BY BRIAN GODAR
Dan Harmon, the creative force behind the famously self-aware show Community, has taken his talent for controlled insanity and brought it to a new medium: animation. After getting fired from Community’s fourth season, Harmon started shopping around his idea for a show where his more insane ideas could come to fruition, which meant removing the limit set by using real actors on a real stage. As a result, his new cartoon, Rick and Morty, watches like an unholy mixture of Futurama,Community, and Back to the Future, which just a hint of Family Guy raunch humor thrown in for good measure. Rick and Mortyis currently one of the highest rated shows in the coveted 18 – 45 male demographic, even beating out perennial favorite Archer. With that in mind, I watched the first six episodes to see if it lives up to all the hype.
The show follows the perpetually drunk mad scientist Rick, who moves back in with his daughter and her family at the beginning of the show.
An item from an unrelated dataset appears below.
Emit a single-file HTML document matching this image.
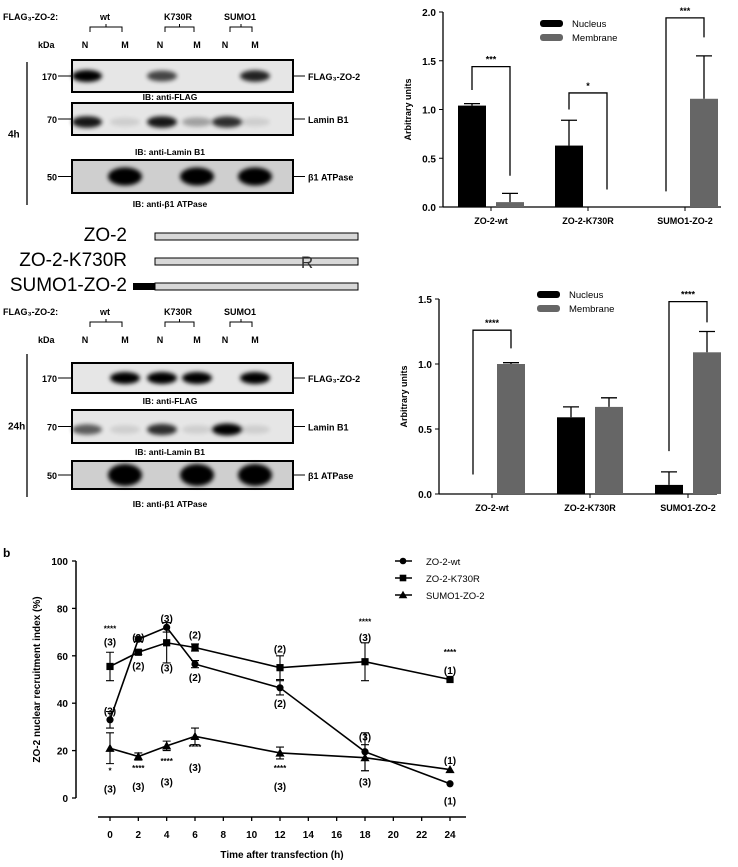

Rick’s well-intentioned and dimwitted grandson, Morty, gets caught up in Rick’s capers and becomes his “little helper,” due to Rick’s unabashed manipulation of Morty, both physically (making him shove giant seeds up his rectum) and mentally (remarking, of the seeds, “You have to do this for grandpa, Morty!”). Rick has a certain drunken Doc Brown quality to his character, with elegant speeches interrupted by spitting, burping, pausing to chug alcohol from his flask, and manic stammering, with a dribble of perma-drool hanging from his lips as a constant reminder that you are listening to a crazy man. Punctuating almost every sentence with “Morty,” Rick adds a frenetic feeling to everything he’s involved in, and utilizes a common Family Guy trope (repeating a joke so often that it goes from funny, to not funny, then back to funny) to perfection.
Where Family Guy is content to wallow in its own banality, making the same tired jokes with nothing to back them up, the manically unhinged humor in Rick and Morty is the launching pad for the underlying story. That’s right, unlike most of Fox’s Animation Domination or even the other Adult Swim shows, Rick and Morty gives us an actual plot that doesn’t break down every five minutes into song-and-dance numbers, or go off on a five-minute-long tangent gag halfway through the episode due of a lack of creativity. Every adventure has a beginning, middle, and end, and it helps separate this show from its competition, because each episode feels unique. If you turn on an episode of Family Guy in the middle, you might never find out what the main plot of the episode is, but you can watch the last five minutes of a Rick and Morty episode and be able to infer what got you to that point. That’s called a plot, and it helps keep your show from feeling like the same thing week in and week out.
Rick and Morty is currently on a month-long hiatus, but you can check out some of the first six episodes on Adult Swim’s website right now, and get caught up by the time the series returns on March 10th.